Tips for Monitoring:

  • Studio Monitors: Choose flat-response monitors that provide an accurate representation of your mix.
  • Headphones: Use professional-grade headphones for detailed listening, but rely primarily on monitors for balance.
  • Room Treatment: Treat your room with acoustic panels and bass traps to minimize reflections and standing waves.

Bonus Tip: Trust Your Instincts

While technical knowledge and tools are essential, trusting your instincts is equally important. Music is an art form, and sometimes the best decisions come from intuition and creativity. Don’t be afraid to experiment and take risks. If something sounds good, it probably is.

Tips for Trusting Your Instincts:

  • Experiment: Try unconventional techniques and see how they impact your mix.
  • Listen Critically: Develop your critical listening skills to better trust your judgments.
  • Balance: Find a balance between technical precision and creative intuition.

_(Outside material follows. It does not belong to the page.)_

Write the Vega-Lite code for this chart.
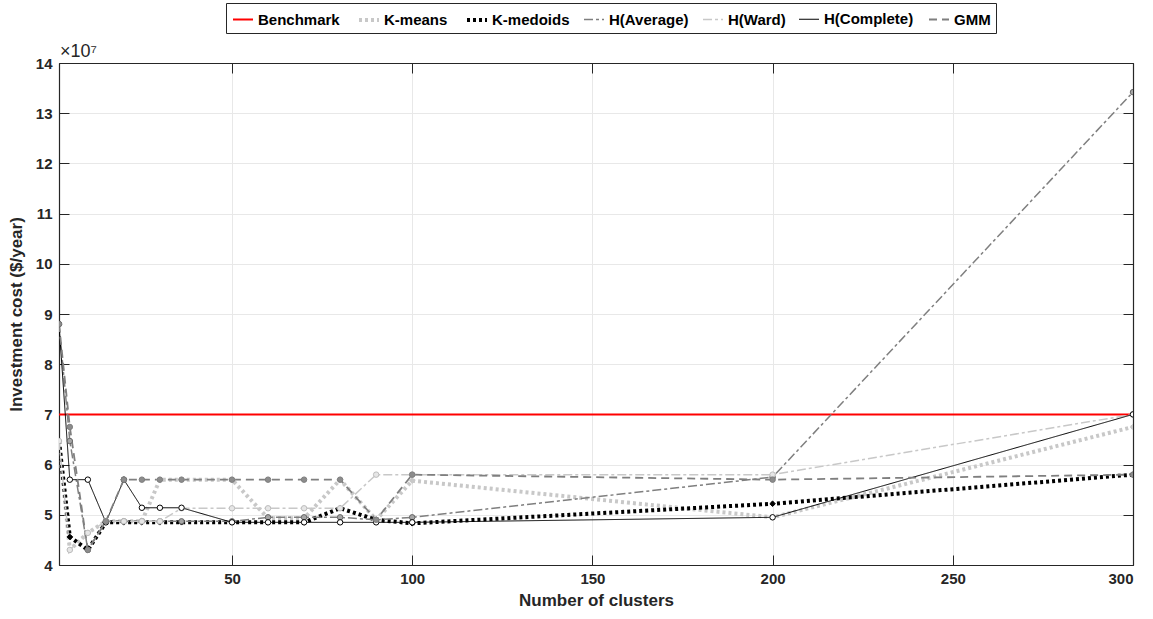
{
  "$schema": "https://vega.github.io/schema/vega-lite/v6.json",
  "width": 1074,
  "height": 502,
  "autosize": {"type": "none"},
  "padding": {"left": 59, "top": 63, "right": 20, "bottom": 54},
  "background": "white",
  "config": {
    "view": {"stroke": "black", "strokeWidth": 1},
    "axis": {
      "labelFont": "Liberation Sans",
      "labelFontWeight": "bold",
      "labelFontSize": 15,
      "labelColor": "#262626",
      "titleFont": "Liberation Sans",
      "titleFontWeight": "bold",
      "titleFontSize": 17,
      "titleColor": "#262626",
      "domainColor": "#262626",
      "domainWidth": 1.2,
      "tickColor": "#262626",
      "tickWidth": 1,
      "gridColor": "#e8e8e8",
      "gridWidth": 1
    },
    "legend": {
      "labelFont": "Liberation Sans",
      "labelFontWeight": "bold",
      "labelFontSize": 15,
      "labelColor": "black"
    }
  },
  "data": {
    "values": [
      {"series": "Benchmark", "clusters": 2, "cost": 70000000},
      {"series": "Benchmark", "clusters": 300, "cost": 70000000},

      {"series": "K-means", "clusters": 2, "cost": 64700000},
      {"series": "K-means", "clusters": 5, "cost": 43000000},
      {"series": "K-means", "clusters": 10, "cost": 46400000},
      {"series": "K-means", "clusters": 15, "cost": 48700000},
      {"series": "K-means", "clusters": 20, "cost": 48700000},
      {"series": "K-means", "clusters": 25, "cost": 48700000},
      {"series": "K-means", "clusters": 30, "cost": 57000000},
      {"series": "K-means", "clusters": 36, "cost": 57000000},
      {"series": "K-means", "clusters": 50, "cost": 57000000},
      {"series": "K-means", "clusters": 60, "cost": 49300000},
      {"series": "K-means", "clusters": 70, "cost": 49300000},
      {"series": "K-means", "clusters": 80, "cost": 57000000},
      {"series": "K-means", "clusters": 90, "cost": 49000000},
      {"series": "K-means", "clusters": 100, "cost": 56800000},
      {"series": "K-means", "clusters": 200, "cost": 49500000},
      {"series": "K-means", "clusters": 300, "cost": 67500000},

      {"series": "K-medoids", "clusters": 2, "cost": 64700000},
      {"series": "K-medoids", "clusters": 5, "cost": 45600000},
      {"series": "K-medoids", "clusters": 10, "cost": 43000000},
      {"series": "K-medoids", "clusters": 15, "cost": 48500000},
      {"series": "K-medoids", "clusters": 20, "cost": 48500000},
      {"series": "K-medoids", "clusters": 25, "cost": 48500000},
      {"series": "K-medoids", "clusters": 30, "cost": 48500000},
      {"series": "K-medoids", "clusters": 36, "cost": 48500000},
      {"series": "K-medoids", "clusters": 50, "cost": 48500000},
      {"series": "K-medoids", "clusters": 60, "cost": 48500000},
      {"series": "K-medoids", "clusters": 70, "cost": 48500000},
      {"series": "K-medoids", "clusters": 80, "cost": 51300000},
      {"series": "K-medoids", "clusters": 90, "cost": 49000000},
      {"series": "K-medoids", "clusters": 100, "cost": 48300000},
      {"series": "K-medoids", "clusters": 200, "cost": 52200000},
      {"series": "K-medoids", "clusters": 300, "cost": 58000000},

      {"series": "H(Average)", "clusters": 2, "cost": 88000000},
      {"series": "H(Average)", "clusters": 5, "cost": 64700000},
      {"series": "H(Average)", "clusters": 10, "cost": 43000000},
      {"series": "H(Average)", "clusters": 15, "cost": 48700000},
      {"series": "H(Average)", "clusters": 20, "cost": 48700000},
      {"series": "H(Average)", "clusters": 25, "cost": 48700000},
      {"series": "H(Average)", "clusters": 30, "cost": 48700000},
      {"series": "H(Average)", "clusters": 36, "cost": 48700000},
      {"series": "H(Average)", "clusters": 50, "cost": 48700000},
      {"series": "H(Average)", "clusters": 60, "cost": 49500000},
      {"series": "H(Average)", "clusters": 70, "cost": 49500000},
      {"series": "H(Average)", "clusters": 80, "cost": 49500000},
      {"series": "H(Average)", "clusters": 90, "cost": 49000000},
      {"series": "H(Average)", "clusters": 100, "cost": 49500000},
      {"series": "H(Average)", "clusters": 200, "cost": 57500000},
      {"series": "H(Average)", "clusters": 300, "cost": 134200000},

      {"series": "H(Ward)", "clusters": 2, "cost": 64700000},
      {"series": "H(Ward)", "clusters": 5, "cost": 43000000},
      {"series": "H(Ward)", "clusters": 10, "cost": 46400000},
      {"series": "H(Ward)", "clusters": 15, "cost": 48700000},
      {"series": "H(Ward)", "clusters": 20, "cost": 48700000},
      {"series": "H(Ward)", "clusters": 25, "cost": 48700000},
      {"series": "H(Ward)", "clusters": 30, "cost": 48700000},
      {"series": "H(Ward)", "clusters": 36, "cost": 51300000},
      {"series": "H(Ward)", "clusters": 50, "cost": 51300000},
      {"series": "H(Ward)", "clusters": 60, "cost": 51300000},
      {"series": "H(Ward)", "clusters": 70, "cost": 51300000},
      {"series": "H(Ward)", "clusters": 80, "cost": 51300000},
      {"series": "H(Ward)", "clusters": 90, "cost": 58000000},
      {"series": "H(Ward)", "clusters": 100, "cost": 58000000},
      {"series": "H(Ward)", "clusters": 200, "cost": 58000000},
      {"series": "H(Ward)", "clusters": 300, "cost": 70000000},

      {"series": "H(Complete)", "clusters": 2, "cost": 88000000},
      {"series": "H(Complete)", "clusters": 5, "cost": 57000000},
      {"series": "H(Complete)", "clusters": 10, "cost": 57000000},
      {"series": "H(Complete)", "clusters": 15, "cost": 48500000},
      {"series": "H(Complete)", "clusters": 20, "cost": 57000000},
      {"series": "H(Complete)", "clusters": 25, "cost": 51400000},
      {"series": "H(Complete)", "clusters": 30, "cost": 51400000},
      {"series": "H(Complete)", "clusters": 36, "cost": 51400000},
      {"series": "H(Complete)", "clusters": 50, "cost": 48500000},
      {"series": "H(Complete)", "clusters": 60, "cost": 48500000},
      {"series": "H(Complete)", "clusters": 70, "cost": 48500000},
      {"series": "H(Complete)", "clusters": 80, "cost": 48500000},
      {"series": "H(Complete)", "clusters": 90, "cost": 48500000},
      {"series": "H(Complete)", "clusters": 100, "cost": 48500000},
      {"series": "H(Complete)", "clusters": 200, "cost": 49500000},
      {"series": "H(Complete)", "clusters": 300, "cost": 70000000},

      {"series": "GMM", "clusters": 2, "cost": 88000000},
      {"series": "GMM", "clusters": 5, "cost": 67500000},
      {"series": "GMM", "clusters": 10, "cost": 43000000},
      {"series": "GMM", "clusters": 15, "cost": 48700000},
      {"series": "GMM", "clusters": 20, "cost": 57000000},
      {"series": "GMM", "clusters": 25, "cost": 57000000},
      {"series": "GMM", "clusters": 30, "cost": 57000000},
      {"series": "GMM", "clusters": 36, "cost": 57000000},
      {"series": "GMM", "clusters": 50, "cost": 57000000},
      {"series": "GMM", "clusters": 60, "cost": 57000000},
      {"series": "GMM", "clusters": 70, "cost": 57000000},
      {"series": "GMM", "clusters": 80, "cost": 57000000},
      {"series": "GMM", "clusters": 90, "cost": 49000000},
      {"series": "GMM", "clusters": 100, "cost": 58000000},
      {"series": "GMM", "clusters": 200, "cost": 57000000},
      {"series": "GMM", "clusters": 300, "cost": 58000000}
    ]
  },
  "resolve": {"axis": {"x": "independent", "y": "independent"}},
  "layer": [
    {
      "mark": {"type": "line", "strokeCap": "butt", "clip": true},
      "encoding": {
        "x": {
          "field": "clusters", "type": "quantitative",
          "scale": {"domain": [2, 300], "nice": false, "zero": false},
          "axis": {
            "title": "Number of clusters",
            "values": [50, 100, 150, 200, 250, 300],
            "tickSize": -10,
            "labelPadding": 16,
            "titlePadding": 6,
            "grid": true
          }
        },
        "y": {
          "field": "cost", "type": "quantitative",
          "scale": {"domain": [40000000, 140000000], "nice": false, "zero": false},
          "axis": {
            "title": "Investment cost ($/year)",
            "values": [40000000, 50000000, 60000000, 70000000, 80000000, 90000000, 100000000, 110000000, 120000000, 130000000, 140000000],
            "labelExpr": "datum.value / 10000000",
            "tickSize": -10,
            "labelPadding": 17,
            "titlePadding": 10,
            "grid": true
          }
        },
        "color": {
          "field": "series", "type": "nominal",
          "scale": {
            "domain": ["Benchmark", "K-means", "K-medoids", "H(Average)", "H(Ward)", "H(Complete)", "GMM"],
            "range": ["#ff0000", "#c8c8c8", "#000000", "#7f7f7f", "#c8c8c8", "#000000", "#7f7f7f"]
          },
          "legend": {
            "title": null,
            "orient": "none",
            "legendX": 167,
            "legendY": -60,
            "direction": "horizontal",
            "columns": 7,
            "symbolType": "stroke",
            "symbolSize": 400,
            "labelOffset": 3,
            "columnPadding": 11,
            "strokeColor": "#262626",
            "fillColor": "white",
            "padding": 5
          }
        },
        "strokeDash": {
          "field": "series", "type": "nominal",
          "scale": {
            "domain": ["Benchmark", "K-means", "K-medoids", "H(Average)", "H(Ward)", "H(Complete)", "GMM"],
            "range": [[1, 0], [3, 3], [3, 3], [9, 3, 3, 3], [9, 3, 3, 3], [1, 0], [8, 5]]
          },
          "legend": null
        },
        "strokeWidth": {
          "field": "series", "type": "nominal",
          "scale": {
            "type": "ordinal",
            "domain": ["Benchmark", "K-means", "K-medoids", "H(Average)", "H(Ward)", "H(Complete)", "GMM"],
            "range": [2, 4, 4, 1.5, 1.5, 1, 1.8]
          },
          "legend": null
        }
      }
    },
    {
      "transform": [{"filter": "datum.series !== 'Benchmark'"}],
      "mark": {"type": "point", "filled": true, "size": 30, "strokeWidth": 1, "opacity": 1, "clip": true},
      "encoding": {
        "x": {
          "field": "clusters", "type": "quantitative",
          "axis": {"orient": "top", "title": null, "labels": false, "grid": false, "values": [50, 100, 150, 200, 250, 300], "tickSize": -10}
        },
        "y": {
          "field": "cost", "type": "quantitative",
          "axis": {"orient": "right", "title": null, "labels": false, "grid": false, "values": [40000000, 50000000, 60000000, 70000000, 80000000, 90000000, 100000000, 110000000, 120000000, 130000000, 140000000], "tickSize": -10}
        },
        "shape": {
          "field": "series", "type": "nominal",
          "scale": {
            "domain": ["K-means", "K-medoids", "H(Average)", "H(Ward)", "H(Complete)", "GMM"],
            "range": ["diamond", "diamond", "circle", "circle", "circle", "circle"]
          },
          "legend": null
        },
        "fill": {
          "field": "series", "type": "nominal",
          "scale": {
            "domain": ["K-means", "K-medoids", "H(Average)", "H(Ward)", "H(Complete)", "GMM"],
            "range": ["#c8c8c8", "#000000", "#a6a6a6", "#e6e6e6", "#ffffff", "#8c8c8c"]
          },
          "legend": null
        },
        "stroke": {
          "field": "series", "type": "nominal",
          "scale": {
            "domain": ["K-means", "K-medoids", "H(Average)", "H(Ward)", "H(Complete)", "GMM"],
            "range": ["#c8c8c8", "#000000", "#666666", "#bdbdbd", "#000000", "#7f7f7f"]
          },
          "legend": null
        }
      }
    },
    {
      "data": {"values": [{"label": "×10⁷"}]},
      "mark": {"type": "text", "align": "left", "baseline": "alphabetic", "dx": 1, "dy": -6, "font": "Liberation Sans", "fontSize": 18, "fontWeight": "normal", "fill": "#262626"},
      "encoding": {
        "x": {"datum": 2, "type": "quantitative", "axis": null},
        "y": {"datum": 140000000, "type": "quantitative", "axis": null},
        "text": {"field": "label", "type": "nominal"}
      }
    }
  ]
}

Bonus Tip: Continuous Learning

The world of mixing and mastering is constantly evolving, with new techniques, tools, and trends emerging regularly. Stay updated by continuously learning and experimenting with new methods.

Tips for Continuous Learning:

  • Online Courses: Enroll in courses and workshops to expand your skills.
  • Industry Publications: Follow blogs, magazines, and forums to stay informed.
  • Networking: Connect with other professionals to exchange knowledge and experiences.

Conclusion

Recap of the top 10 tips for professional mixing and mastering:

  1. Organize Your Session
  2. Gain Staging
  3. Use High-Quality References
  4. EQ and Frequency Balance
  5. Compression Techniques
  6. Panning and Stereo Imaging
  7. Reverb and Delay
  8. Loudness and Dynamics
  9. Final EQ and Tonal Balance
  10. Final Limiting

By following these tips, you can achieve a polished, professional sound that stands out in today’s competitive music industry. Remember to experiment, trust your instincts, and continuously learn to refine your craft.